The University of Illinois Extension DeKalb County Master Gardeners’ 11th annual Garden Walk will be held from 9 a.m. to 4 p.m. Saturday, rain or shine. Seven private gardens showcasing various styles and one public educational spotlight, the Mayfield Monarch Waystation in Sycamore, have been chosen for this year’s event. The featured gardens are located throughout DeKalb County in DeKalb, Sycamore and Kirkland.
Tickets cost $10 each and can be purchased at the DeKalb County Center for Agriculture, 1350 W. Prairie Drive in Sycamore, Blumen Gardens in Sycamore, The Garden Market in Sycamore, Glidden Campus Florist in DeKalb and Lloyd’s Landscaping and Everything Floral in Genoa. Proceeds support University of Illinois Extension programs. Tickets also can be purchased the day of the event at the DeKalb County Center for Agriculture or at any of the gardens.
Holly Gresholdt, a Master Gardener, is the liaison between the committee and gardeners. As the liaison, Gresholdt helps organize the gardener’s luncheon and pre-walk, takes photographs of the gardens and compiles the gardens’ descriptions.
Gresholdt spoke to MidWeek reporter Katrina Milton about the gardens featured in this year’s Garden Walk.
Milton: Tell me about the Garden Walk.
Gresholdt: The Master Gardeners feel that the event is a great opportunity for gardeners to share their gardens with other people, the community. It’s also an opportunity for education. By attending the event, you can learn gardening techniques and learn about new plants and designs to add to your own garden.
Milton: What is the educational spotlight?
Gresholdt: Each year during the Garden Walk, we like to have an educational spotlight.

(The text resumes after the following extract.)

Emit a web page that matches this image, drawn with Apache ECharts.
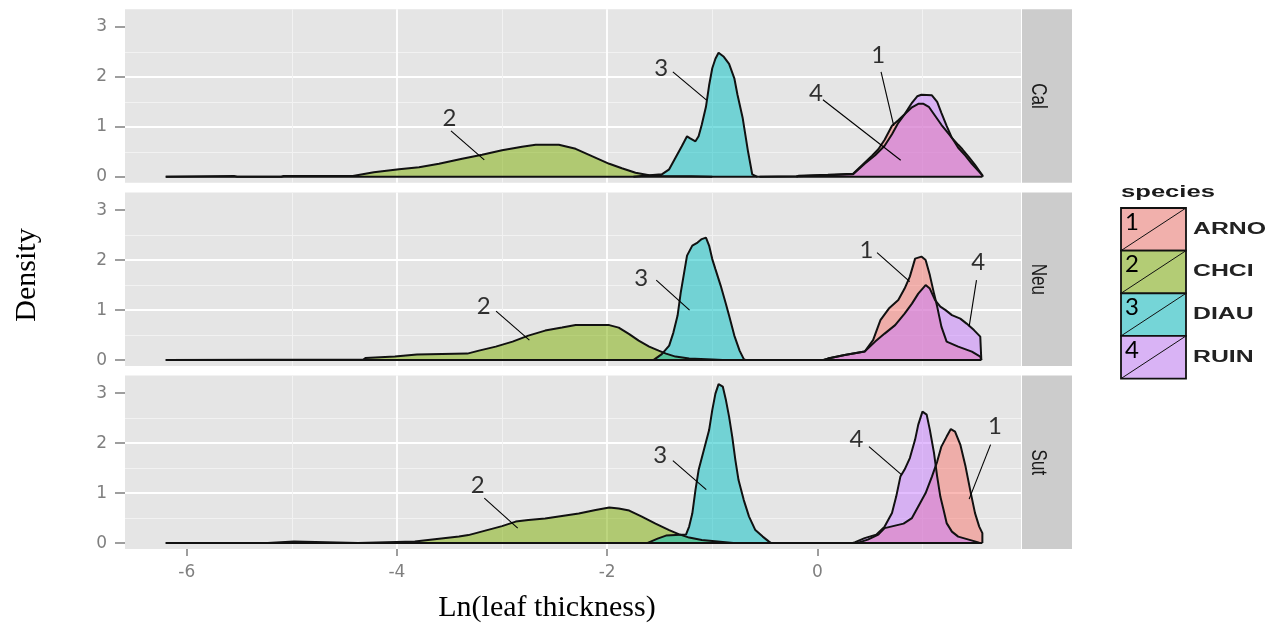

In previous years, we had a spotlight on vegetable gardening or one particular plant. Often it’s a public garden. This year, the Garden Walk includes the Mayfield Monarch Waystation. Our educational spotlight is a great way to experience a garden you’ve heard or known about but have never visited.
Milton: Why is having a spotlight on these local gardens important?
Gresholdt: For most gardeners, gardening is a full-time job. Especially in summer, gardens require a lot of work. Gardeners are adding new plants, changing areas from shade to sun. Gardening is a constant changing process, a constant transformation. After all of their hard work, gardeners are extremely proud. They want to share their gardens with others. Visitors to the gardens can talk to the gardeners to learn new planting techniques. It’s a wonderful experience for everyone involved. We’re very appreciative of the gardeners for sharing their gardens and all their hard work with the community.
Milton: What can people expect to see on the Garden Walk?
Gresholdt: The gardens have sheds, “she sheds,” garden art, glass and concrete sculptures, bottle trees, fountains, native plants, container gardens, vegetables and flowers. You can expect to see almost every type of perennial, including coneflowers, milkweed, hostas, verbena, Black-eyed Susans, roses, herbs, clematis vine and ligularia. There is also a lot of farm-implement art, farm tools like a disc from a plow or a hoe made into garden art.
Milton: Who would you say is the intended audience for the Garden Walk?
Gresholdt: Everyone, anybody who appreciates nature and the beauty of nature. We hope people get inspired to go home and use the ideas and techniques they learned on the walk. Each of the gardens is different from the next, so they can see some different flowers and gather new ideas.
Milton: How is the money raised from the event used?
Gresholdt: The money raised helps University of Illinois Extension programs. We have programs at schools, libraries and camps. We have speakers that can visit clubs and groups. We also offer therapeutic horticulture and education programs at local nursing homes. Education is always our main goal. The Mission of the University of Illinois Master Gardners is “helping others learn to grow.”